Creative Outlets: Painting & Booze


In the past couple of years, the booze and paint night scene has exploded. It's a night of painting at a studio or local bar. An artist guides you through painting a picture while you imbibe a multitude of beverages from the bar, or in the case of the studio, the bottles you brought. 

When I first moved to the Chicago area, I searched for one, but couldn't find an event like that anywhere. Fast forward a few years and every LivingSocial, Groupon, or Amazon Local e-mail includes at least one deal for a paint night. Some are national and some are local. There is Colors & Bottles, Vino van Gogh, Paint Nite, Wet Paint Chicago, VIP, Sip & Splash, and Both Sides, just to name a few. They have them in well-known area bars with full service or in loft studios with a built-in bar for your BYOB selections.
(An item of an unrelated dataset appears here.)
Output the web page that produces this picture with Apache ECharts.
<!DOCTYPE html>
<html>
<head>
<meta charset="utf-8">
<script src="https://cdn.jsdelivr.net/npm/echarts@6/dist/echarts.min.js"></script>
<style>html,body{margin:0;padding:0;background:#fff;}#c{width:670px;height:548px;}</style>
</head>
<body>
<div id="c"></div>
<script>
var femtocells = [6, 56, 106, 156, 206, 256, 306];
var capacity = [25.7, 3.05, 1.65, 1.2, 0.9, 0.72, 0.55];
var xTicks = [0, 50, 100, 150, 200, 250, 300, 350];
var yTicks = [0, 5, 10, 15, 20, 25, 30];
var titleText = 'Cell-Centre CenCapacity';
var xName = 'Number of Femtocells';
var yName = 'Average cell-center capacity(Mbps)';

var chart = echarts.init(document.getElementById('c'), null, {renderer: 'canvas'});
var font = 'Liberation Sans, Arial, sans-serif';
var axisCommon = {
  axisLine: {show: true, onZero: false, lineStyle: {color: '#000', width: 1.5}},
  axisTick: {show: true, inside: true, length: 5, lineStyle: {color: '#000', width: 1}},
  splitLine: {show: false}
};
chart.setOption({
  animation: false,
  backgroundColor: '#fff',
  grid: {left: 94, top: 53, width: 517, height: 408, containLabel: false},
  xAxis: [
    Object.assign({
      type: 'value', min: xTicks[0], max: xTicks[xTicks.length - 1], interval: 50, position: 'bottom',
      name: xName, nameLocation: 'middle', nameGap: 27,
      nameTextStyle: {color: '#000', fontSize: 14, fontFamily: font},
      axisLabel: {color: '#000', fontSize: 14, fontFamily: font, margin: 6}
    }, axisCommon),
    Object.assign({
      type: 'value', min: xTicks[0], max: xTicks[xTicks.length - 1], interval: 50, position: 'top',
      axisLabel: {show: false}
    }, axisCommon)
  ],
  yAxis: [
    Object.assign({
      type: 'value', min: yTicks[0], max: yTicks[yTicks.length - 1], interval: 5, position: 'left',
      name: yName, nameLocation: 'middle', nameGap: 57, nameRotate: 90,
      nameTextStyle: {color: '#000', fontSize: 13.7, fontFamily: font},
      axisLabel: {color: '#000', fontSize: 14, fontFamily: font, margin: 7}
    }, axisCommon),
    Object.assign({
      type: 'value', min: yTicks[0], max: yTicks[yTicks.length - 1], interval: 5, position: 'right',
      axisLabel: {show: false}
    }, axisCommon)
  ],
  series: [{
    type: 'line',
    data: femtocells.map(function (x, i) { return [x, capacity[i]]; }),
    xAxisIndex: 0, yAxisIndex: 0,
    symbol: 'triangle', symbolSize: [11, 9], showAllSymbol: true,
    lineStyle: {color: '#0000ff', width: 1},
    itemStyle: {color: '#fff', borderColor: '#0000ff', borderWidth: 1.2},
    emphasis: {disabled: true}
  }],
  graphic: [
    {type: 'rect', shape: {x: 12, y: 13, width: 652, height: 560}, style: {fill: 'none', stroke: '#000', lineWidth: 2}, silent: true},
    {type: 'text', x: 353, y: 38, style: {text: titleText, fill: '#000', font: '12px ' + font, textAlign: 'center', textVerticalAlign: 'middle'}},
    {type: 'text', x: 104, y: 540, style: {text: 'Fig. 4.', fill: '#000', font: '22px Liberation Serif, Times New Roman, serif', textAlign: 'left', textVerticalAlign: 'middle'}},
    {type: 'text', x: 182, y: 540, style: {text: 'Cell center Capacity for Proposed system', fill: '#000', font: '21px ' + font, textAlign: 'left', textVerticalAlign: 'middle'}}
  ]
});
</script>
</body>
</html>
I even attended one at the Green Door Tavern that was held in the former Speakeasy downstairs (and had this delicious IPA).

These are the five points I consider for my social painting experience.

Instruction
Finding a class with a good instruction is important to me. I have no art background. I'm not looking to be an art master, but I want to walk away with some sort of learning experience. The best instructors teach you basic principles, complete the painting in clear phases, and walk around to see how you are doing and answer questions. Explaining the phases and technique cuts down on frustration and makes it easier to understand that the blob of paint on the canvas will eventually look just fine once you're done and once the paint dries. Good instructors have a good gauge on the progress of the students and adjust the speed of the class as necessary. Many of the artists teach through multiple companies too, so if you find one that you like, see if they are teaching another session at a different location.


BYOB or Good Bars
When picking a spot for your social painting, check to see if you can bring your own booze or have to buy at the bar. If you can't bring your own, check out the website for the bar. See if they serve your beverage of choice and if the prices are reasonable. If they serve lagers and you like ales, or if the prices might clear out your wallet, you might want to pick a different locale.



Variety
You should pick a painting that lends itself to a little variety. Maybe you can pick different colors options. Maybe you have options on shape or number. If you're attending as a couple, you'll be taking two home. If you have specific decor, you might want to match it. A picture with options is also more forgiving if you should have an oops moment with the fast-drying paint. They are starting to do ones that pair up like a wine bottle and wine glass or two halves to a flower. Just make sure that it's simple enough that you and your partner's paintings can easily match up. If one of you is more Picasso and one is more da Vinci, you might have an issue.


Simplicity
When signing up for a class, pick a simple painting. Pick one with a simple background with a basic focus. Let's face it, you're going to paint and drink. You aren't a schooled artist. You don't want to get frustrated trying to paint a complex form in a two-hour class and neglect the fun and social aspects of your night out. Chances are the teacher will simplify the more complex painting to fit within the time frame and amateur skill level of the class. You don't want to end up disappointed with your painting because it doesn't look like the one on the website, that is for any reason other than your lack of artistic skill.

Class Size
The best class size depends on the location and the number of staff. Classes with fewer than 10 students provide more of an opportunity for personal attention. I don't mind larger classes as long as I have enough elbow room and there are other staff helping out (handing out extra materials and answering questions).

Companies and studios offering social painting can vary quite a bit. Based on the location, painting, and instructor, you can have a totally different experience even with the same company. There is no way of knowing until you try it out. Ultimately, enjoy yourself, relax, and get creative.